Phil Harrington binocular universe (October 2006 online extra)

In this month's column, I promised we could find Neptune through binoculars in the October sky. Here's how.
By | Published: August 25, 2006 | Last updated on May 18, 2023
This picture of Neptune was produced from the last whole-planet images taken through the green and orange filters on the Voyager 2 narrow-angle camera. The images were taken at a range of 4.4 million miles from the planet, 4 days and 20 hours before closest approach. The picture shows the Great Dark Spot and its companion bright smudge near the center of the image. On the west limb the fast moving bright feature called Scooter and the little dark spot are visible.
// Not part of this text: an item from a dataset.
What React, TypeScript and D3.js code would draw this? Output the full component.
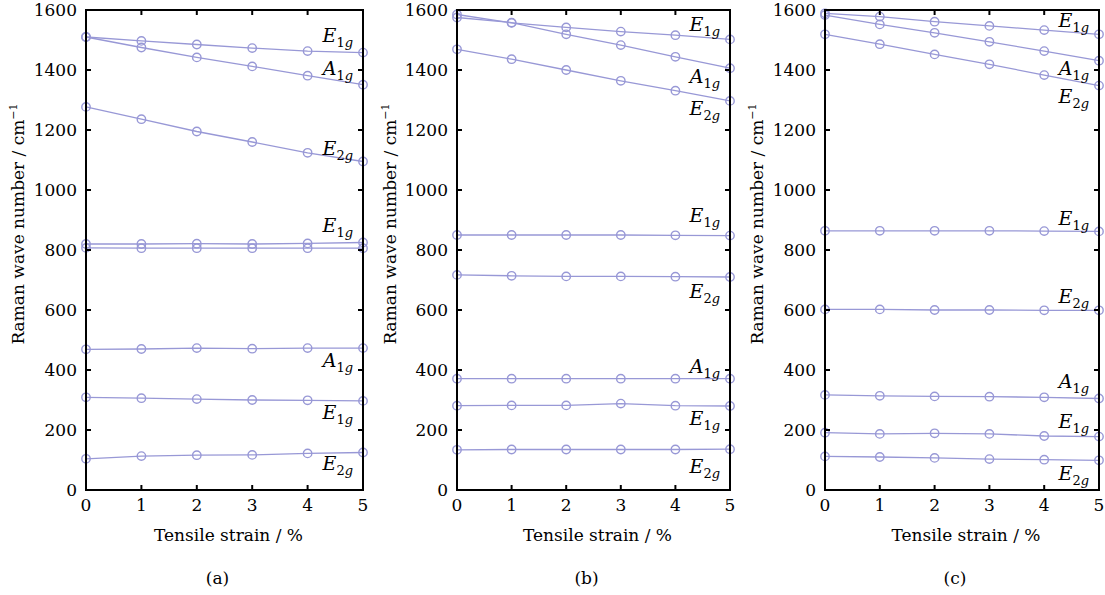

These clouds persisted as long as Voyager’s cameras could resolve them.
Right now, Neptune can be found floating among the dim stars of Capricornus the Sea-Goat. Start by identifying the constellation’s triangular pattern, which looks like a bikini’s bottom half. The star Delta (δ) Capricorni marks the triangle’s northeastern corner. Zero in on it through your binoculars, and then move along the “waist” of the bikini — pass from Delta to Gamma, then stop at 4th-magnitude Iota. Look to the northwest of the star and you should see a turquoise-colored point of light.

Even though it will appear quite dim through binoculars, its color should help it stand out. You’ve found Neptune!